For one thing, open source has made COBOL a fresh choice. Speedware started doing business in selling COBOL-IT. Although that product name is unfamiliar to 3000 sites, the technology leadership is pretty well known. COBOL-IT is run by former Acucorp managers. They've taken the OpenCOBOL source code, which is controlled by the General Public License (GPL) like most open source tools, and applied some nifty extensions to the compiler.
The GPL terms mean that the COBOL-IT work has to be made available to OpenCOBOL users. COBOL-IT, which has been integrated into Speedware's AMXW solution, is a commercial open source solution. That means that it is the support and the ongoing improvements you license, not the software. COBOL-IT is a free download.
There's an even more mature open source solution for non-MPE COBOL, one crafted by a former 3000 developer. From The Kompany, have a look at KOBOL.
We had originally designed Kobol with support for the HP version of the COBOL standard but hadn't really decided what we were going to do with it. We started getting a lot of inquires about our ability to support the HP version and so we decided to release it as an optional plug in.

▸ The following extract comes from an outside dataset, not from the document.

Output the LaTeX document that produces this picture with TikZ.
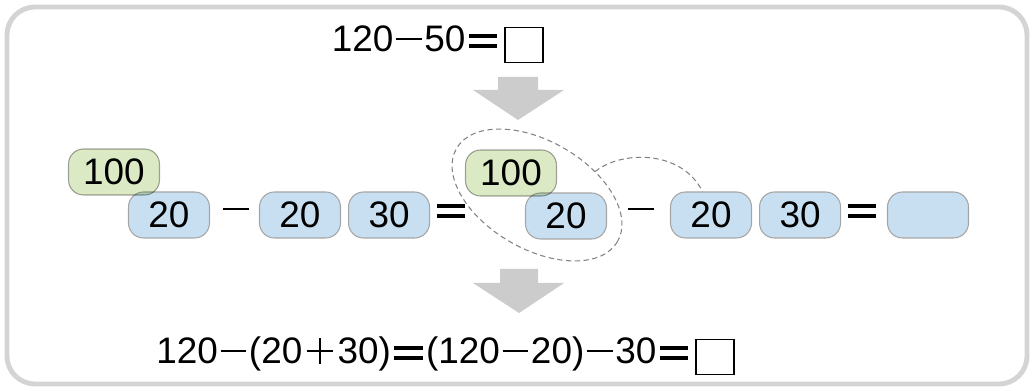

While this plug in is oriented towards people migrating from the HP 3000, there is one very cool extension to COBOL that HP made, and that was their macros. Macros allow you to make predefined code that can take replacement parameters, it is extremely useful, and mostly self explanatory, you can see an old article written by [Gordon] on the topic and some interesting uses of it here. You might want this plug in just to get access to the macros, they are extremely powerful and help make for some modular, reusable code.
Long ago (well, nine years) KOBOL was built to generate true multi-platform executables -- you just have to do it on the target platform. The result of this is that there are no expensive run-time costs associated with KOBOL as there are with most commercial COBOL environments.
The product has an integrated IDE for code development and project management, syntax highlighting, integrated compiler with status window, integrated CVS support, sophisticated text editor, and code completion. The MPE-COBOL flavors are processed using the plug in. The compiler works with Linux, Windows and even OS X from Apple.
"We do still sell it," Gordon reports, "and we do consulting gigs with it." And he would like to be able to marry it to a fine, but deceased, programming editor. "One thing I'd like to do is integrate it with the Programmer Studio IDE, but the WhisperTech guys [who created Programmer Studio] seem to have disappeared entirely."